2) Even if Adolf Hitler had been the only one to use the words "a-bornin' " - I'd still say, he's TOM "----ING" PAXTON - don't criticise, watch and learn.


14 Aug 06 - 03:21 AM (#1809301)
Subject: RE: Tom Paxton's lyrics - dies a-bornin'
From: GUEST,Tunesmith

I always wondered about that word. I've certainly never heard it outside the lyrics of that song.


14 Aug 06 - 07:49 AM (#1809408)
Subject: RE: Tom Paxton's lyrics - dies a-bornin'
From: Strollin' Johnny

But even if you've never heard it before, even if Tom had invented it himself, when you hear it for the first time it sounds so right, and you immediately know exactly what it means. Marvellous bit of wordsmithery!
S:0)


14 Aug 06 - 09:44 AM (#1809449)
Subject: RE: Tom Paxton's lyrics - dies a-bornin'
From: GUEST,honestfrankie

Hello,

Well that was interesting. I've actually found three or four prior uses of the word and have an idea aborning that I may have to use this word in a new song.
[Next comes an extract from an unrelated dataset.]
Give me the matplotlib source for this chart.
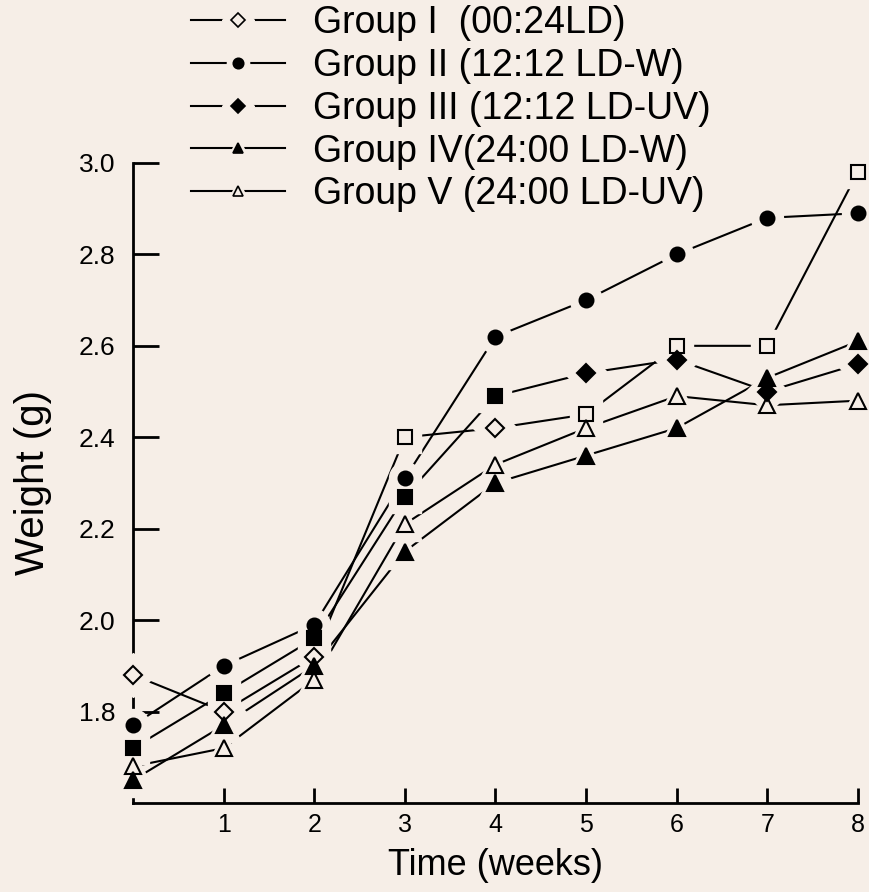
import matplotlib.pyplot as plt
from matplotlib.lines import Line2D
from matplotlib.legend_handler import HandlerTuple

plt.rcParams['font.family'] = ['Liberation Sans', 'DejaVu Sans']

bg = '#f6eee7'

weeks = [0, 1, 2, 3, 4, 5, 6, 7, 8]
group_1 = [1.88, 1.80, 1.92, 2.40, 2.42, 2.45, 2.60, 2.60, 2.98]
group_2 = [1.77, 1.90, 1.99, 2.31, 2.62, 2.70, 2.80, 2.88, 2.89]
group_3 = [1.72, 1.84, 1.96, 2.27, 2.49, 2.54, 2.57, 2.50, 2.56]
group_4 = [1.65, 1.77, 1.90, 2.15, 2.30, 2.36, 2.42, 2.53, 2.61]
group_5 = [1.68, 1.72, 1.87, 2.21, 2.34, 2.42, 2.49, 2.47, 2.48]

labels = ['Group I  (00:24LD)', 'Group II (12:12 LD-W)', 'Group III (12:12 LD-UV)',
          'Group IV(24:00 LD-W)', 'Group V (24:00 LD-UV)']

# the hand-drawn figure mixes squares and diamonds for groups I and III
marks_1 = ['D', 'D', 'D', 's', 'D', 's', 's', 's', 's']
marks_2 = ['o'] * 9
marks_3 = ['s', 's', 's', 's', 's', 'D', 'D', 'D', 'D']
marks_4 = ['^'] * 9
marks_5 = ['^'] * 9

series = [
    (group_1, marks_1, 'none', 'D'),
    (group_2, marks_2, 'black', 'o'),
    (group_3, marks_3, 'black', 'D'),
    (group_4, marks_4, 'black', '^'),
    (group_5, marks_5, 'none', '^'),
]

fig = plt.figure(figsize=(8.7, 8.92), dpi=100, facecolor=bg)
ax = fig.add_axes([0.153, 0.0998, 0.833, 0.7175])
ax.set_facecolor(bg)

size = {'D': 9, 's': 9.5, 'o': 10, '^': 11}

handles = []
for vals, marks, fill, leg_mark in series:
    ax.plot(weeks, vals, color='black', lw=1.5, zorder=2, clip_on=False)
    # background-coloured halo leaves a small gap between line and marker
    for x, y, m in zip(weeks, vals, marks):
        ax.plot(x, y, marker=m, ms=size[m] + 13, color=bg, mec=bg, ls='none',
                zorder=3, clip_on=False)
        ax.plot(x, y, marker=m, ms=size[m], mfc=fill, mec='black', mew=1.5,
                ls='none', zorder=4, clip_on=False)
    ln = Line2D([], [], color='black', lw=1.5)
    halo = Line2D([], [], marker=leg_mark, ms=16, color=bg, mec=bg, ls='none')
    mk = Line2D([], [], marker=leg_mark, ms=7.5, mfc=fill, mec='black', mew=1.2, ls='none')
    handles.append((ln, halo, mk))

ax.set_xlim(0, 8)
ax.set_ylim(1.6, 3.0)
ax.set_xticks([1, 2, 3, 4, 5, 6, 7, 8])
ax.set_yticks([1.8, 2.0, 2.2, 2.4, 2.6, 2.8, 3.0])
ax.set_yticklabels(['1.8', '2.0', '2.2', '2.4', '2.6', '2.8', '3.0'])
ax.spines['top'].set_visible(False)
ax.spines['right'].set_visible(False)
ax.spines['left'].set_linewidth(2)
ax.spines['bottom'].set_linewidth(2)
ax.tick_params(axis='y', direction='in', length=19, width=2, pad=13, labelsize=19)
ax.tick_params(axis='x', direction='in', length=11, width=2, pad=7, labelsize=18)

ax.set_xlabel('Time (weeks)', fontsize=26, labelpad=8)
ax.set_ylabel('Weight (g)', fontsize=29, labelpad=19)

fig.legend(handles, labels, handler_map={tuple: HandlerTuple(ndivide=1, pad=0)},
           loc='upper left', bbox_to_anchor=(0.22, 0.994), frameon=False,
           fontsize=27, handlelength=2.5, handletextpad=0.75, labelspacing=0.18,
           borderpad=0, borderaxespad=0)

fig.savefig('out.png', dpi=100, facecolor=bg)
14 Aug 06 - 10:02 AM (#1809463)
Subject: RE: Tom Paxton's lyrics - dies a-bornin'
From: GUEST,Russ

Tom wrote the song a long time ago. He and his generation (including me) are literate in an old-fashioned sort of way. At that time and in that place, "a-borning" would not have been particularly obscure. I knew what he meant and assumed everybody else singing along knew too.


17 Aug 06 - 10:44 PM (#1812757)
Subject: RE: Tom Paxton's lyrics - dies a-bornin'
From: Jim Dixon

Google Book Search gives 1790 hits on "aborning".


18 Aug 06 - 01:30 AM (#1812840)
Subject: RE: Tom Paxton's lyrics - dies a-bornin'
From: Whistler7

Forms like a-bornin' were common usage in older "rustic" forms of English. Lots of traditional songs use them. Lines like "We'll go no more a-roving" and "Three maids a-milking" abound.

Even though Tom Paxton's song also has modern references like "Underneath my feet the subway rumbling," the old usage of a-bornin' gives it a nice traditional feel, no?


18 Aug 06 - 02:37 AM (#1812854)
Subject: RE: Tom Paxton's lyrics - dies a-bornin'
From: open mike

even if not -- poetic license give tom the permit to mold words to say
to us what he will...and bless his heart for saying what he says!


18 Aug 06 - 07:04 AM (#1812899)
Subject: RE: Tom Paxton's lyrics - dies a-bornin'
From: kendall

Robert Burns and Shakespere both made up words. Poetic license.


18 Aug 06 - 10:50 AM (#1812978)
Subject: RE: Tom Paxton's lyrics - dies a-bornin'
From: Stilly River Sage

Open Mike and Kendall beat me to it. Poetic license is a wonderful thing.